C’est un formalisme typiquement bourgeois, très RPR (le parti de la Droite conservatrice-populaire avec Jacques Chirac) des années 1980. D’ailleurs, à la fin de son discours, Eric Zemmour a largement insisté sur sa filiation avec cette Droite de la fin du XXe siècle.

Et en effet, c’est un homme de droite, mais d’une Droite en temps de crise, ayant besoin de gens furieusement aveuglés par le nationalisme et prêts à tout pour défendre le capitalisme français dans la grande bataille pour le repartage du monde engendré par la crise.

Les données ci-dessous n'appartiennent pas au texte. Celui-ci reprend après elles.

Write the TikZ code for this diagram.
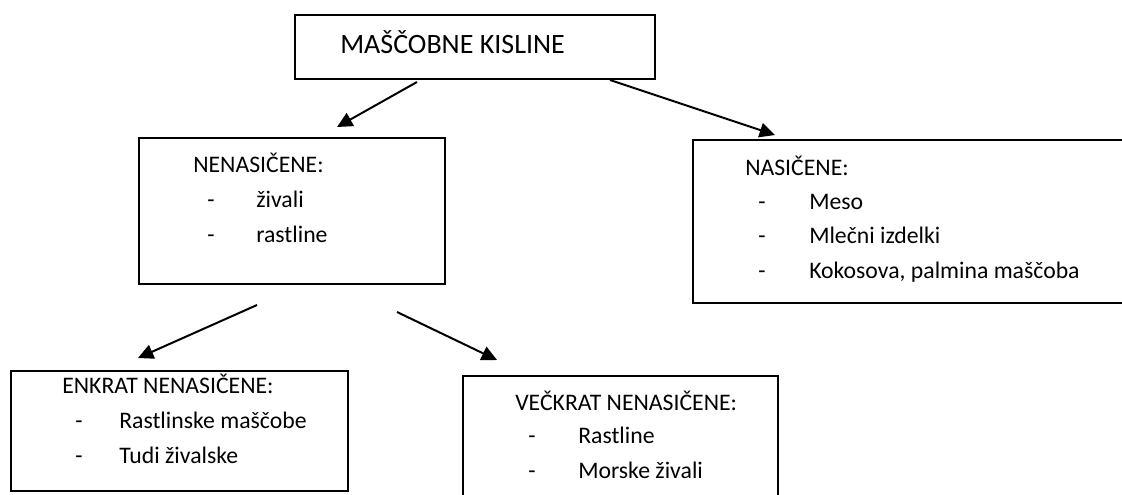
\documentclass[tikz,border=0pt]{standalone}
\usepackage{fontspec}
\setmainfont{Carlito}
\usetikzlibrary{arrows.meta}
\begin{document}
\begin{tikzpicture}[x=0.75pt,y=-0.75pt,
  box/.style={draw=black, line width=1.5pt, rectangle, anchor=north west, inner sep=0pt},
  lbl/.style={anchor=base west, inner sep=0pt, font=\fontsize{17.8}{20}\selectfont},
  ttl/.style={anchor=base west, inner sep=0pt, font=\fontsize{21}{24}\selectfont},
  conn/.style={line width=1.5pt, -{Triangle[length=11.5pt,width=11pt]}}]
\useasboundingbox (0,0) rectangle (1122,494);
% boxes
\node[box, minimum width=270pt, minimum height=48pt] (top) at (294,14) {};
\node[box, minimum width=229.5pt, minimum height=109.5pt] (nen) at (138,137) {};
\node[box, minimum width=327pt, minimum height=122pt] (nas) at (692,139) {};
\node[box, minimum width=252.75pt, minimum height=90pt] (enk) at (10,370) {};
\node[box, minimum width=236.25pt, minimum height=96pt] (vec) at (462,375) {};
% texts
\node[ttl] (t0) at (340,53) {MAŠČOBNE KISLINE};
\node[lbl] (n0) at (193,172) {NENASIČENE:};
\node[lbl] (n1d) at (207,207) {-};
\node[lbl] (n1) at (256,207) {živali};
\node[lbl] (n2d) at (207,242) {-};
\node[lbl] (n2) at (256,242) {rastline};
\node[lbl] (s0) at (745,175) {NASIČENE:};
\node[lbl] (s1d) at (758,209) {-};
\node[lbl] (s1) at (809,209) {Meso};
\node[lbl] (s2d) at (758,243) {-};
\node[lbl] (s2) at (809,243) {Mlečni izdelki};
\node[lbl] (s3d) at (758,278) {-};
\node[lbl] (s3) at (809,278) {Kokosova, palmina maščoba};
\node[lbl] (e0) at (62,393) {ENKRAT NENASIČENE:};
\node[lbl] (e1d) at (75,428) {-};
\node[lbl] (e1) at (119,428) {Rastlinske maščobe};
\node[lbl] (e2d) at (75,463) {-};
\node[lbl] (e2) at (119,463) {Tudi živalske};
\node[lbl] (v0) at (515,410) {VEČKRAT NENASIČENE:};
\node[lbl] (v1d) at (528,443) {-};
\node[lbl] (v1) at (578,443) {Rastline};
\node[lbl] (v2d) at (528,478) {-};
\node[lbl] (v2) at (578,478) {Morske živali};
% connector end points
\coordinate (a1s) at (417,82);
\coordinate (a1e) at (337,127);
\coordinate (a2s) at (610,80);
\coordinate (a2e) at (775,135);
\coordinate (a3s) at (257,305);
\coordinate (a3e) at (138,358);
\coordinate (a4s) at (397,312);
\coordinate (a4e) at (497,360);
\draw[conn] (a1s) -- (a1e);
\draw[conn] (a2s) -- (a2e);
\draw[conn] (a3s) -- (a3e);
\draw[conn] (a4s) -- (a4e);
\end{tikzpicture}
\end{document}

Eric Zemmour est en ce sens très dangereux, car il simplifie tout et ratisse large. Ses simplifications et ses tirades populistes sont très efficaces dans un pays aussi riche que feignant intellectuellement qu’est la France (à l’image de la plupart des autres grands pays capitalistes). Il assume donc sans ambage de marcher sur les plates bandes de la Droite et de l’extrême-Droite :

« je veux rendre le droit de vote aux électeurs du front national et je veux rendre la droite aux électeurs de LR »

L’opposition à Eric Zemmour est l’actualité politique principale et incontournable de la Gauche actuellement. Cette opposition ne pourra gagner que si elle est massive et populaire, que si elle est fondée sur l’intelligence et la foi en la société. Si donc elle se fonde sur la Gauche historique.